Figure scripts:
++++++++
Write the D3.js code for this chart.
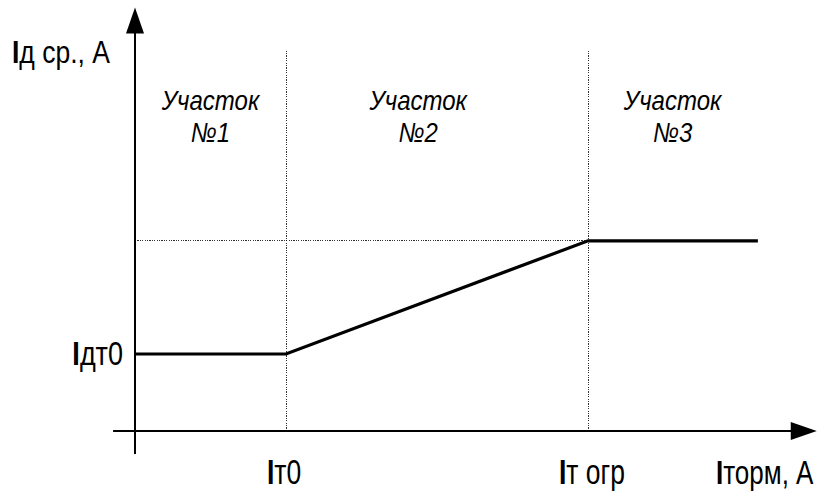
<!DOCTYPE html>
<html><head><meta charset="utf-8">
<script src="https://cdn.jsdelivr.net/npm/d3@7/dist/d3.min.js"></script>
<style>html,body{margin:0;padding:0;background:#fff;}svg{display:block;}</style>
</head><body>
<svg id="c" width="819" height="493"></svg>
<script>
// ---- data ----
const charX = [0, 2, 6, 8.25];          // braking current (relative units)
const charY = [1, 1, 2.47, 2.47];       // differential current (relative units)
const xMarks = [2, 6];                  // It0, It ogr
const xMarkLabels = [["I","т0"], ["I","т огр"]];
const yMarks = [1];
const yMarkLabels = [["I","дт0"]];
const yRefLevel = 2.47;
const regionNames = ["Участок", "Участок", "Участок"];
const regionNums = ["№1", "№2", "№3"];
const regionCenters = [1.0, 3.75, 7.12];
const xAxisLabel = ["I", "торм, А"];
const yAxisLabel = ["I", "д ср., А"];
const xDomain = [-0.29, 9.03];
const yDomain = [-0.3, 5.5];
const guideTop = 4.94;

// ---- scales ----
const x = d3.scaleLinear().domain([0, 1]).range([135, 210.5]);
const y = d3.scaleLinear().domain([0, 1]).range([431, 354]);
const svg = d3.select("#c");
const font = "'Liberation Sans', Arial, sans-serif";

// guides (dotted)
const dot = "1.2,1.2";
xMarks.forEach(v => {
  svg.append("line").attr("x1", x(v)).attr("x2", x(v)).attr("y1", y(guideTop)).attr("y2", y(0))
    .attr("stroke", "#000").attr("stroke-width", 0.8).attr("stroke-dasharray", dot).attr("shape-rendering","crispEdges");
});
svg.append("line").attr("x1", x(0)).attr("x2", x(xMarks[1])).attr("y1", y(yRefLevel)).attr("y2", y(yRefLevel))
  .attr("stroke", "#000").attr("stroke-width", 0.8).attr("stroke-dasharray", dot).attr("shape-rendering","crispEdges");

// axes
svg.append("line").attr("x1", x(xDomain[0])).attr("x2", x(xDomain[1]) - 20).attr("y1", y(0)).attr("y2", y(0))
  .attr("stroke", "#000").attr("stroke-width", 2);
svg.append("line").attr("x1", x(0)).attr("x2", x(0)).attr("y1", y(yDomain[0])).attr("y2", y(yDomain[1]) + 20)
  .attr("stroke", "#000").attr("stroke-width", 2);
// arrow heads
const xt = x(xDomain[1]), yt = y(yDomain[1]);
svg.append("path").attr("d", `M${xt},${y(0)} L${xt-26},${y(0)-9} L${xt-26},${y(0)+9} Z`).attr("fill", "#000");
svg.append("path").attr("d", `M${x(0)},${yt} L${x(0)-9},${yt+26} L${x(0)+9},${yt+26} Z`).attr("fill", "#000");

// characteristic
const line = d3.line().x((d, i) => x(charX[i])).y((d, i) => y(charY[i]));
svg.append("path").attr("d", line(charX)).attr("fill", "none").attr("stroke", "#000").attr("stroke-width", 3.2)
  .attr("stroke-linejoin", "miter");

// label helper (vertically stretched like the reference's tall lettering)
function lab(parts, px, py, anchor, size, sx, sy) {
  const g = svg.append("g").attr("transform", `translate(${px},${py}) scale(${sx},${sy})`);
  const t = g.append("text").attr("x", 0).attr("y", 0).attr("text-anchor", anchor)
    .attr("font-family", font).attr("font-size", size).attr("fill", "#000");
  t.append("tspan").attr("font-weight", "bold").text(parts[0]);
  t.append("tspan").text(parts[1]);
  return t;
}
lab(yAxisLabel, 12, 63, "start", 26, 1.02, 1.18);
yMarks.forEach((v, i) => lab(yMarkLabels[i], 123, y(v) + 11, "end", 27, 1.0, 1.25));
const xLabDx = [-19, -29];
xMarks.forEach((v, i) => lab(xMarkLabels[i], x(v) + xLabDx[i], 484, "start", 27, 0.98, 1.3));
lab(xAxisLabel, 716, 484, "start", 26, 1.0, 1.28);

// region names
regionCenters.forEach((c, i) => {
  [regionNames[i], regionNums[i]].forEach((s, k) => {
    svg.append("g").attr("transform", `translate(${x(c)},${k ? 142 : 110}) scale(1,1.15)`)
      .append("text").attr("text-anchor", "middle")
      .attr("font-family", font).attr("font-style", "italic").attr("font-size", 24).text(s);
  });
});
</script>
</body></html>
++++++++
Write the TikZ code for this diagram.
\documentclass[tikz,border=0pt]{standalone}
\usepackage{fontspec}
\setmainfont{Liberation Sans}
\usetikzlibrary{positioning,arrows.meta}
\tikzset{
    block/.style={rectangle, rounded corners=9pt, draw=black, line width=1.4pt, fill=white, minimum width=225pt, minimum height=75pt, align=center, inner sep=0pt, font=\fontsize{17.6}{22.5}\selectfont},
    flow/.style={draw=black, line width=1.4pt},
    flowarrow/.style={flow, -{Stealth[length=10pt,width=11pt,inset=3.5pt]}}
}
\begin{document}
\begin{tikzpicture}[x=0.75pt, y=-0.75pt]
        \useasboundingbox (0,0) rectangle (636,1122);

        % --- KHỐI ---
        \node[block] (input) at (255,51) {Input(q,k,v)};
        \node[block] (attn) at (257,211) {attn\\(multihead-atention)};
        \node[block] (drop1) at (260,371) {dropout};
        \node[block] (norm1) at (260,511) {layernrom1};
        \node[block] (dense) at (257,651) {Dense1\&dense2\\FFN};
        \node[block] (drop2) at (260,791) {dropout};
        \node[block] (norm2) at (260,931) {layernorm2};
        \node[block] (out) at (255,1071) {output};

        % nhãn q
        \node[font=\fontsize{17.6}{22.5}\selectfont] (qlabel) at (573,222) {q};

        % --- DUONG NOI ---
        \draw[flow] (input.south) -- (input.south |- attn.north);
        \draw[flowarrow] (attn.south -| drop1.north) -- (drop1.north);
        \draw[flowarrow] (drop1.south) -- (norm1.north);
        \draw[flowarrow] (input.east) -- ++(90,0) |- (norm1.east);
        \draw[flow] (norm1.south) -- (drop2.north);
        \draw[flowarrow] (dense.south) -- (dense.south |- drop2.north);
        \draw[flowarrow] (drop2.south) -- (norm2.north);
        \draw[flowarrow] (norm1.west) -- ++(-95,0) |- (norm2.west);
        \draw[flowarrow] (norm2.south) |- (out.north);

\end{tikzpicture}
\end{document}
++++++++
Exercise –
Extract the span of lines that starts with the line containing "Write the TikZ code for this diagram." and ends with the line containing "(qlabel) at (573,222)". Keep it exact and add nothing.

Solution –
Write the TikZ code for this diagram.
\documentclass[tikz,border=0pt]{standalone}
\usepackage{fontspec}
\setmainfont{Liberation Sans}
\usetikzlibrary{positioning,arrows.meta}
\tikzset{
    block/.style={rectangle, rounded corners=9pt, draw=black, line width=1.4pt, fill=white, minimum width=225pt, minimum height=75pt, align=center, inner sep=0pt, font=\fontsize{17.6}{22.5}\selectfont},
    flow/.style={draw=black, line width=1.4pt},
    flowarrow/.style={flow, -{Stealth[length=10pt,width=11pt,inset=3.5pt]}}
}
\begin{document}
\begin{tikzpicture}[x=0.75pt, y=-0.75pt]
        \useasboundingbox (0,0) rectangle (636,1122);

        % --- KHỐI ---
        \node[block] (input) at (255,51) {Input(q,k,v)};
        \node[block] (attn) at (257,211) {attn\\(multihead-atention)};
        \node[block] (drop1) at (260,371) {dropout};
        \node[block] (norm1) at (260,511) {layernrom1};
        \node[block] (dense) at (257,651) {Dense1\&dense2\\FFN};
        \node[block] (drop2) at (260,791) {dropout};
        \node[block] (norm2) at (260,931) {layernorm2};
        \node[block] (out) at (255,1071) {output};

        % nhãn q
        \node[font=\fontsize{17.6}{22.5}\selectfont] (qlabel) at (573,222) {q};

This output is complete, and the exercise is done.